Require student loan repayment to be secured to the endowment of the school receiving the money and universities/colleges will fix their own problems in a hurry.
The Millsaps campus will make a nice addition to UMMC several years from now.
12:30 & 12:55, getting an expensive, prestigious degree just for the sake of humanity, with very limited employment options, is a noble thing to do and great if your circumstances allow it and you are fully informed starting out. However, too many kids don’t find out what they’ve done until they are $100,000 in debt and can’t get a job.
Does Crawford pay you for this drivel?
Awesome idea 7:44 !
Yup. Like the whole of Mississippi....but shhh, don't say it out loud.
Pop quiz: why does the appliance repair person, the electrician, the plumber, the HVAC tech and the guy mowing your lawn, all earn more money than you do?
If you literally do not know, or understand the answer, you could be yet another victim of a liberal arts degree.
First, define "liberal arts" degree. Then, realize that many who go to college aren't even as "educationally-inclined" or "receptive" as the barely-got-in students of 40-50-plus years ago. Not saying they are all stupid, but they simply don't have what it takes to make use of a 4 more years of education in a classroom setting. Now, a truly intelligent person or a truly motivated person of average intelligence can learn all sorts of advanced concepts if they know how to effectively and efficiently learn and think critically. Such students can "learn to learn" via many - but not all - traditional "liberal arts" degrees about as effectively as they could via "business-oriented" degrees.

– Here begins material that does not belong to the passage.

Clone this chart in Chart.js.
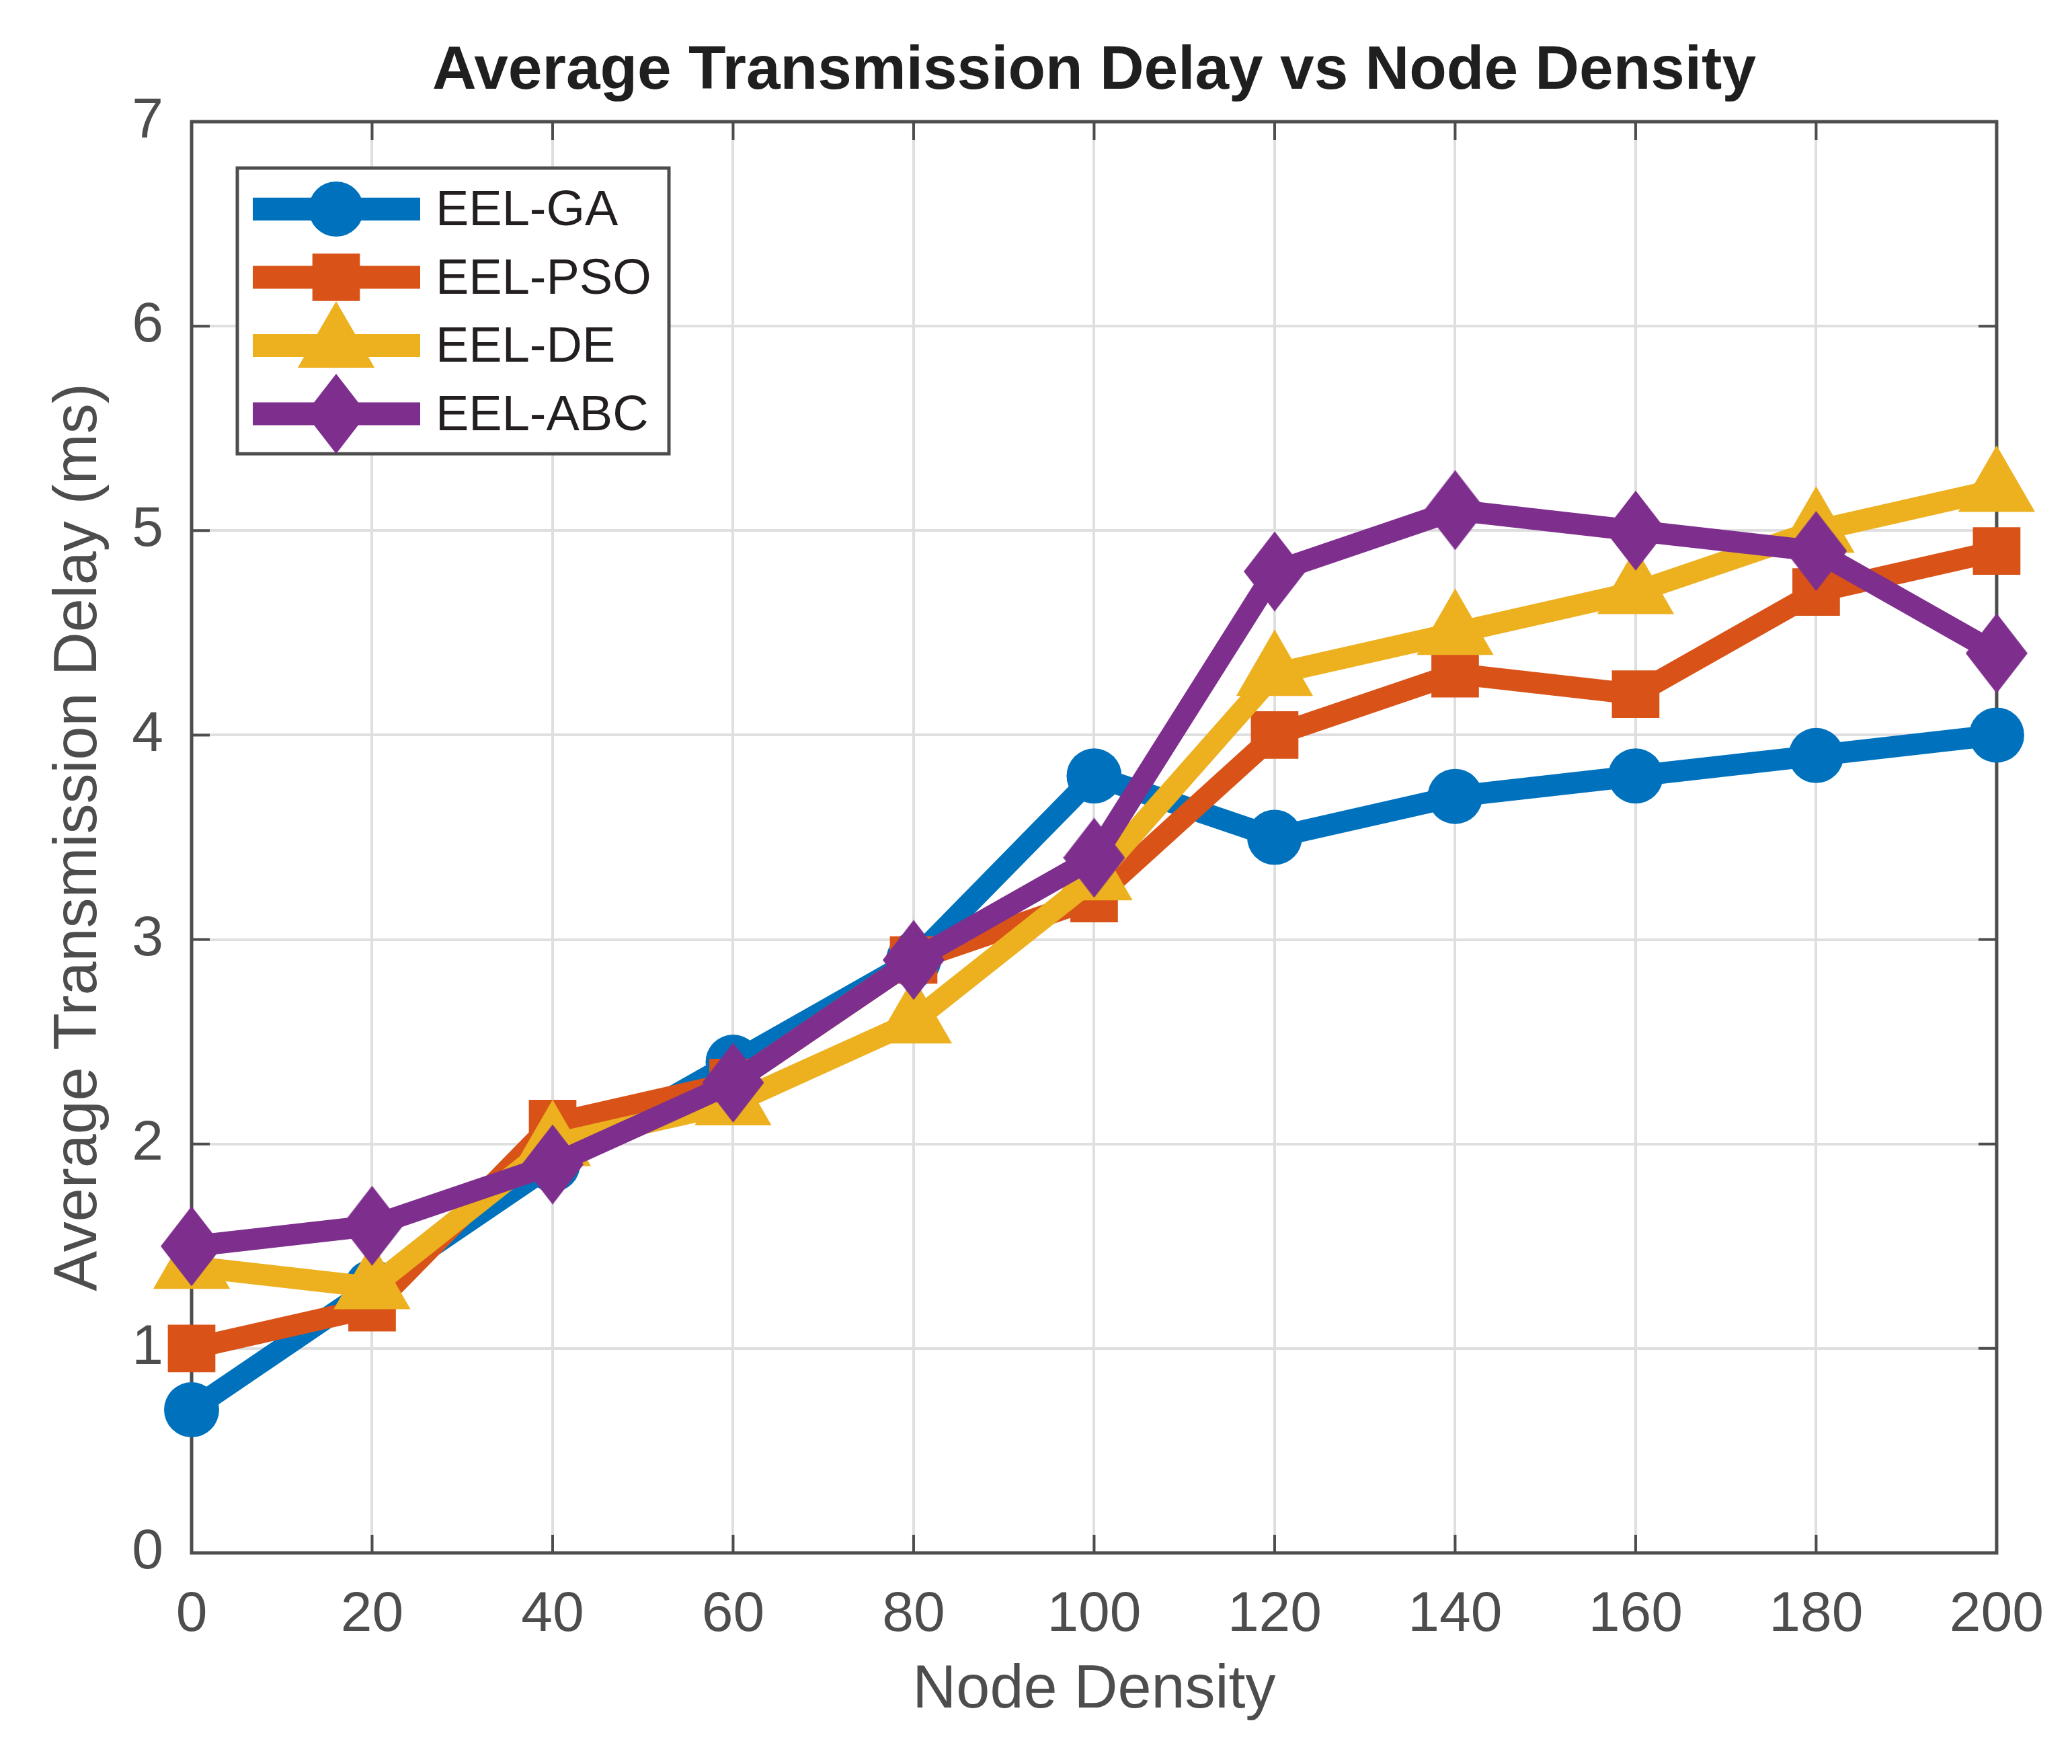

I've heard any number of managers/owners say that they can rapidly teach whatever well-paying, white-collar, inside/desk job to anyone willing and able to work hard and learn it. It would be a much better candidate who had natural intelligence, willingness and desire, and a history degree than a kid with a "business" degree who probably was never "college material" anyway. And now, we are on at least the second generation, and probably well into the third, of such students. And now, AI - it is not the be-all and end-all that many think it is, but it can easily replace all or most of the "shoulda never gone to college but I got a degree" folks that became so prevalent starting in the 70s-80s. It's shaping up to be a real mess for many and a real boom for a few.
Wokeism kills!
Who profits from student loans? The answer is easy. The Universities/Colleges who receive the money from the borrowers. Let those who profit from student misery, secure the loan. Leftists point fingers and decry the companies who make the loans, but they love the schools who actually get the money from the students.